『フーコー・コレクション3 言説・表象』

この巻も、松浦寿輝による解説が優れているので、引用する。

個人などというものが、はたしてあるのか。書物などというものが、はたしてあるのか。主題などというものが、はたしてあるのか。そして何よりも、作品などというものが、はたしてあるのか。・・・『ソドム百二十日あるいは淫蕩学校』や『資本論』を明確な輪郭と堅固な実体を持つ言説単位として読むには及ばない。ましてそれらを「無神論」なり「資本主義批判」なりといった硬直した主題枠の中に囲い込んで何かをわかったつもりになる必要などさらさらない。名前を持たない無数の言説断片たちのレギオンが絶えざる闘争と和解を繰り返す灰色の不確実の空間の中に、ひとたびすべてを返してしまうこと。そして、そこに斜めに走り抜けてゆく意味も方向も欠いた無数の逃走線の絡み合いを丁寧に解きほぐし、個人とも書物とも、作品とも主題とも無縁の非人称の力動システムが徐々に姿を現わしてくるさまを記述し尽くすこと。そうした試みにフーコーは、「思想史」からは断乎として身を引き離す「思考の考古学」の名を与えた。(448頁)
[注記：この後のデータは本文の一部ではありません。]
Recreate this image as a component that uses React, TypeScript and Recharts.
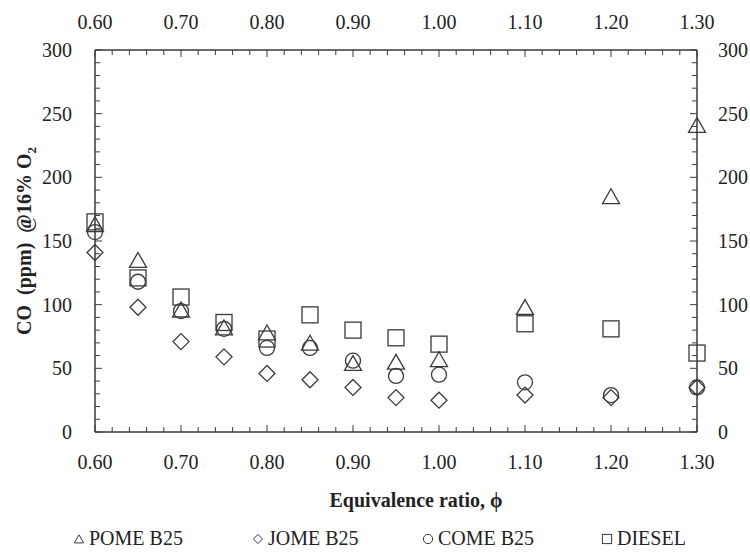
import { ScatterChart, Scatter, XAxis, YAxis, Label } from "recharts";

// equivalence ratio and CO readings (ppm @ 16% O2)
const phi = [0.6, 0.65, 0.7, 0.75, 0.8, 0.85, 0.9, 0.95, 1.0, 1.1, 1.2, 1.3];
const pomeB25 = [163, 135, 96, 82, 78, 70, 54, 55, 57, 98, 185, 241];
const jomeB25 = [141, 98, 71, 59, 46, 41, 35, 27, 25, 29, 27, 35];
const comeB25 = [157, 118, 95, 81, 66, 66, 56, 44, 45, 39, 29, 35];
const diesel = [165, 121, 106, 86, 73, 92, 80, 74, 69, 85, 81, 62];

const xTicks = [0.6, 0.7, 0.8, 0.9, 1.0, 1.1, 1.2, 1.3];
const yTicks = [0, 50, 100, 150, 200, 250, 300];

const xMinor = Array.from({ length: 36 }, (_, i) => Math.round((0.6 + i * 0.02) * 100) / 100);
const yMinor = Array.from({ length: 31 }, (_, i) => i * 10);

const toPoints = (vals: number[]) => phi.map((x, i) => ({ x, y: vals[i] }));

const FONT = "'Liberation Serif', 'Times New Roman', serif";
const INK = "#3a3a3a";
const TXT = "#222";

const isMajorX = (v: number) => xTicks.some((t) => Math.abs(t - v) < 1e-6);
const isMajorY = (v: number) => yTicks.includes(v);

const Tri = ({ cx, cy, s = 8.5, w = 1.3 }: any) => (
  <polygon points={`${cx},${cy - s * 0.9} ${cx - s},${cy + s * 0.85} ${cx + s},${cy + s * 0.85}`} fill="none" stroke={INK} strokeWidth={w} />
);
const Dia = ({ cx, cy, s = 8, w = 1.3 }: any) => (
  <polygon points={`${cx},${cy - s} ${cx + s},${cy} ${cx},${cy + s} ${cx - s},${cy}`} fill="none" stroke={INK} strokeWidth={w} />
);
const Circ = ({ cx, cy, s = 7.5, w = 1.3 }: any) => <circle cx={cx} cy={cy} r={s} fill="none" stroke={INK} strokeWidth={w} />;
const Sq = ({ cx, cy, s = 8, w = 1.3 }: any) => (
  <rect x={cx - s} y={cy - s} width={s * 2} height={s * 2} fill="none" stroke={INK} strokeWidth={w} />
);

const series = [
  { name: "POME B25", data: pomeB25, Shape: Tri },
  { name: "JOME B25", data: jomeB25, Shape: Dia },
  { name: "COME B25", data: comeB25, Shape: Circ },
  { name: "DIESEL", data: diesel, Shape: Sq },
];

const BottomTick = ({ x, y, payload }: any) => {
  const major = isMajorX(payload.value);
  return (
    <g>
      <line x1={x} x2={x} y1={y} y2={y - (major ? 7 : 5)} stroke={INK} strokeWidth={1} />
      {major && (
        <text x={x} y={y + 30} dy="0.35em" textAnchor="middle" fontSize={20} fontFamily={FONT} fill={TXT}>
          {payload.value.toFixed(2)}
        </text>
      )}
    </g>
  );
};

const TopTick = ({ x, y, payload }: any) => {
  const major = isMajorX(payload.value);
  return (
    <g>
      <line x1={x} x2={x} y1={y} y2={y + (major ? 7 : 5)} stroke={INK} strokeWidth={1} />
      {major && (
        <text x={x} y={y - 28} dy="0.35em" textAnchor="middle" fontSize={20} fontFamily={FONT} fill={TXT}>
          {payload.value.toFixed(2)}
        </text>
      )}
    </g>
  );
};

const LeftTick = ({ x, y, payload }: any) => {
  const major = isMajorY(payload.value);
  return (
    <g>
      <line x1={x} x2={x + (major ? 7 : 5)} y1={y} y2={y} stroke={INK} strokeWidth={1} />
      {major && (
        <text x={x - 23} y={y} dy="0.35em" textAnchor="end" fontSize={20} fontFamily={FONT} fill={TXT}>
          {payload.value}
        </text>
      )}
    </g>
  );
};

const RightTick = ({ x, y, payload }: any) => {
  const major = isMajorY(payload.value);
  return (
    <g>
      <line x1={x} x2={x - (major ? 7 : 5)} y1={y} y2={y} stroke={INK} strokeWidth={1} />
      {major && (
        <text x={x + 21} y={y} dy="0.35em" textAnchor="start" fontSize={20} fontFamily={FONT} fill={TXT}>
          {payload.value}
        </text>
      )}
    </g>
  );
};

const legendLeft = [73, 252, 422, 601];

export default function App() {
  const axisLine = { stroke: INK, strokeWidth: 1.5 };
  return (
    <div style={{ position: "absolute", left: 0, top: 0, width: 750, height: 552, background: "#fff" }}>
      <ScatterChart width={750} height={552} margin={{ top: 0, right: 0, bottom: 0, left: 0 }}>
        <XAxis
          xAxisId="b"
          dataKey="x"
          type="number"
          domain={[0.6, 1.3]}
          ticks={xMinor}
          interval={0}
          height={120}
          tickSize={0}
          tickMargin={0}
          tickLine={false}
          axisLine={axisLine}
          tick={<BottomTick />}
        >
          <Label
            content={() => (
              <text x={416} y={500} dy="0.35em" textAnchor="middle" fontSize={20} fontWeight="bold" fontFamily={FONT} fill={TXT}>
                Equivalence ratio, ϕ
              </text>
            )}
          />
        </XAxis>
        <XAxis
          xAxisId="t"
          orientation="top"
          dataKey="x"
          type="number"
          domain={[0.6, 1.3]}
          ticks={xMinor}
          interval={0}
          height={50}
          tickSize={0}
          tickMargin={0}
          tickLine={false}
          axisLine={axisLine}
          tick={<TopTick />}
          allowDataOverflow
        />
        <YAxis
          yAxisId="l"
          dataKey="y"
          type="number"
          domain={[0, 300]}
          ticks={yMinor}
          interval={0}
          width={95}
          tickSize={0}
          tickMargin={0}
          tickLine={false}
          axisLine={axisLine}
          tick={<LeftTick />}
        >
          <Label
            content={() => (
              <text
                transform="translate(24,241) rotate(-90)"
                x={0}
                y={0}
                dy="0.35em"
                textAnchor="middle"
                fontSize={20}
                fontWeight="bold"
                fontFamily={FONT}
                fill={TXT}
                style={{ whiteSpace: "pre" }}
              >
                CO  (ppm)  @16% O<tspan fontSize={13} dy={5}>2</tspan>
              </text>
            )}
          />
        </YAxis>
        <YAxis
          yAxisId="r"
          orientation="right"
          dataKey="y"
          type="number"
          domain={[0, 300]}
          ticks={yMinor}
          interval={0}
          width={53}
          tickSize={0}
          tickMargin={0}
          tickLine={false}
          axisLine={axisLine}
          tick={<RightTick />}
          allowDataOverflow
        />
        {series.map((s) => (
          <Scatter
            key={s.name}
            name={s.name}
            data={toPoints(s.data)}
            xAxisId="b"
            yAxisId="l"
            isAnimationActive={false}
            shape={(p: any) => <s.Shape cx={p.cx} cy={p.cy} />}
          />
        ))}
      </ScatterChart>
      {series.map((s, i) => (
        <div
          key={s.name}
          style={{
            position: "absolute",
            left: legendLeft[i],
            top: 526,
            fontFamily: FONT,
            fontSize: 20,
            color: TXT,
            whiteSpace: "nowrap",
            lineHeight: "24px",
            display: "flex",
            alignItems: "center",
          }}
        >
          <svg width={12} height={12} style={{ marginRight: 4, marginTop: 2 }}>
            <s.Shape cx={6} cy={6} s={4.6} w={1} />
          </svg>
          {s.name}
        </div>
      ))}
    </div>
  );
}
未来に向かって投企する人間主体の自由などもはや問題化されえない言説空間で、フーコーが視線を注ぐのは泡粒のように沸き立っては散ってゆくこれら非人称的な「言表」の予想しがたい戯れなのである。・・・その編成のプロセスを通じて出現する「言表」のシステムを「史料体」と呼ぶことを提案したいと論を進めるとき、・・・・みずからの「考古学」とはこの「史料体」の探査にほかならず、起源へと向けて時間軸を遡行してゆく復元の学ではないのだといっているのである。(452−453頁)
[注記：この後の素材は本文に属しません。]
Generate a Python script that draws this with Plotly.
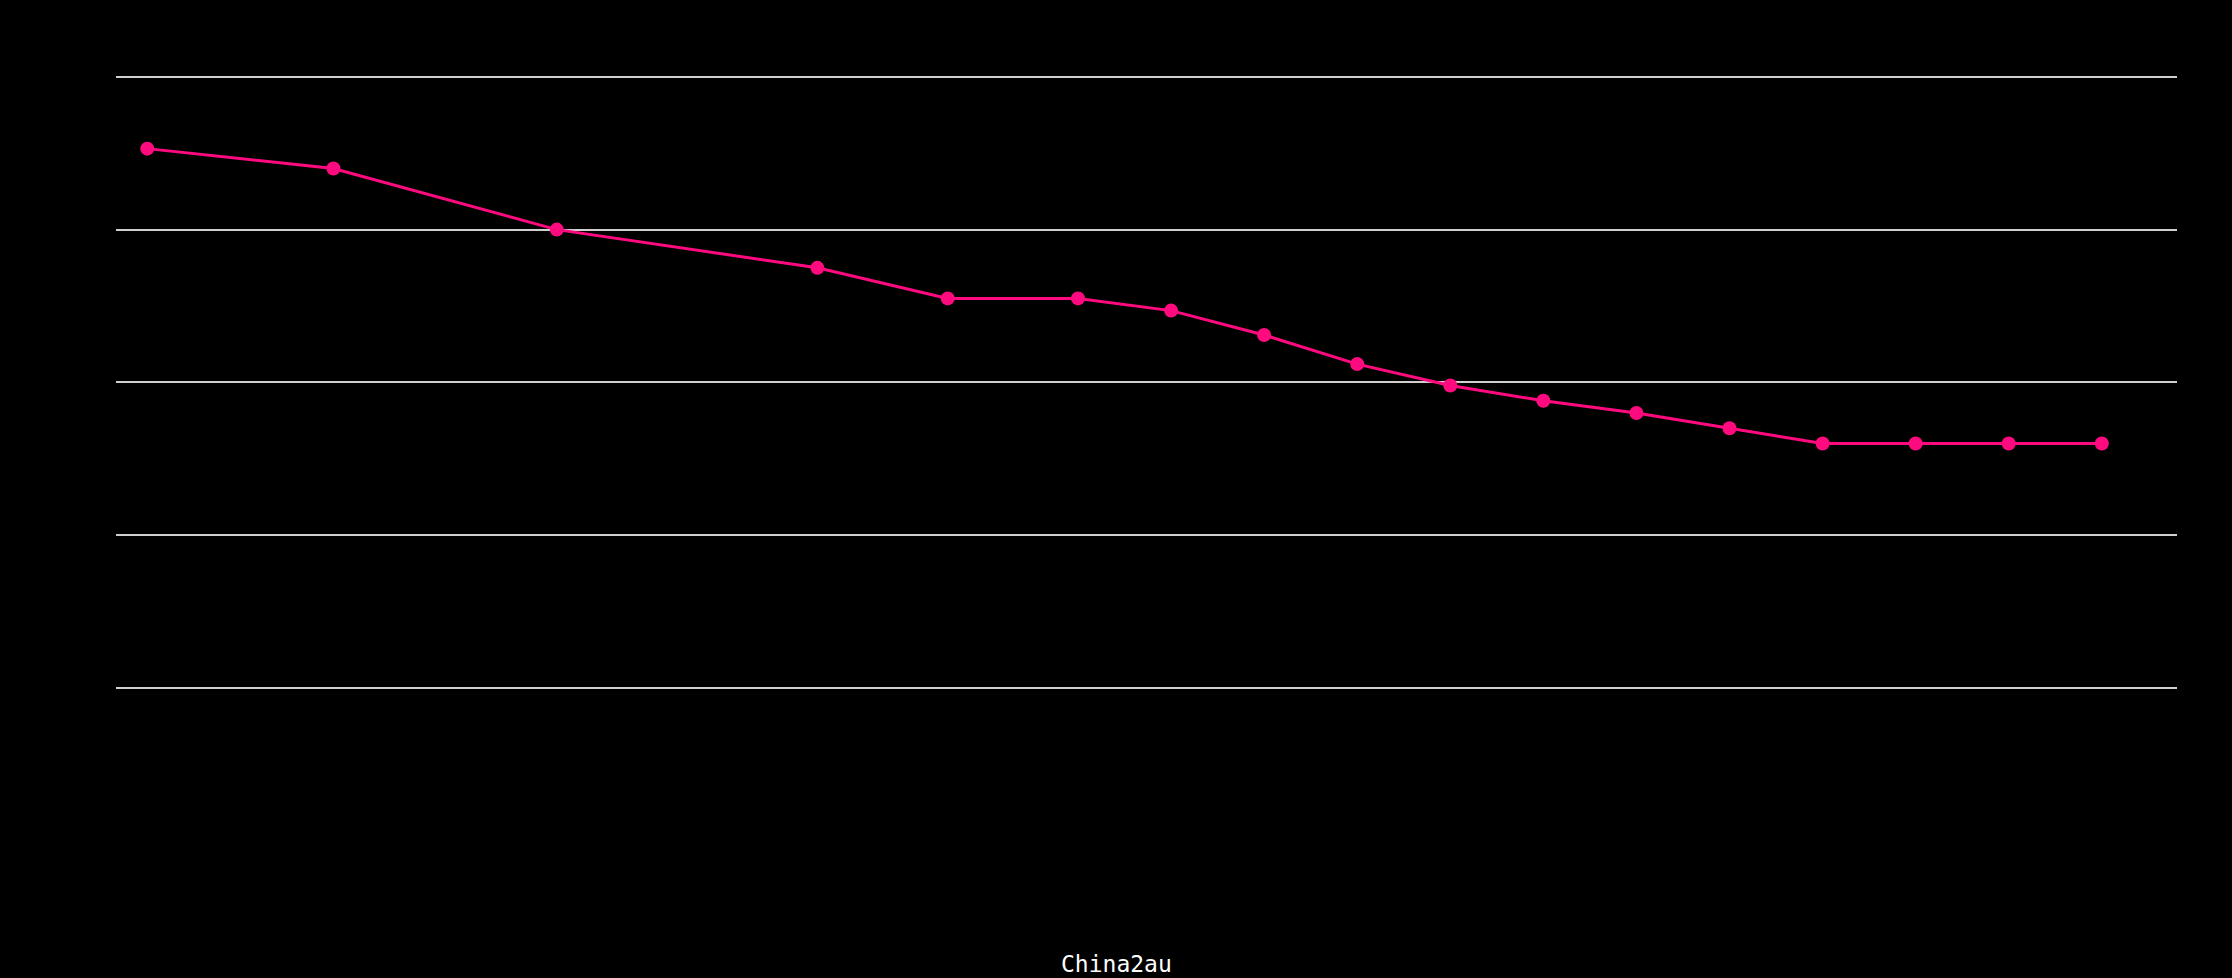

フーコーの考古学が答えようとするのは、それら「言表」のレギオンがいかなる力によって衝き動かされ、いかなる規則によって律せられ、いかなる様態において編成され、システムへと生成し遂げてゆくのかという問いに対してである。それら大小無数の出来事の波動は、最終的に、或る時代の知のありかたを特徴づける思考の枠組みとしての「エピステーメー」を構成するが、それは当然のように、静かな堆積作用によって形成される「知の地層」のイメージをはるかに逸脱する力動性を孕み、不安定に揺らぎつづけている。・・・・フーコーの「エピステーメー転換」の概念はときおりトマス・クーンの「パラダイム・シフト」のそれに比べられることがあるが、言表それ自体を出来事と捉えるこの視点に立つかぎり、フーコーの考古学がクーンの科学史の問題基制から一線を画すものであることは言うまでもない。・・・・クーンは、・・・・既成の鋳型に無理やり自然を押しこめてゆく「通常科学」が一方にあり、その機能が限界に達した時点で開始される「異常な」探求と、その結果として生じる「科学革命」が他方にあるというわけだが、こうした正常/異常の二元論ほどフーコーから遠いものはない。恒常態としての「正常」な観察や認識の働きに或るとき「異常」が出来し、かくして「革命」が惹起されるといった事態がこれまでの科学史上に少なからず生起してきたことはなるほど事実だろう。だがフーコーにとって、歴史における不連続性とは、そうした「大偶発事」の一つであるばかりでなく、「言表という単純な一時のうちにすでに現前している」のであり、言い換えれば、「史料体」を構成する「言表」という「言表」は、どれもこれも、日常時と非常時を問わずことごとくextraordinaryなのである。(455−456頁)

クーンのパラダイムシフトと、フーコーエピステーメーの違いについての指摘は、重要なところだと思う。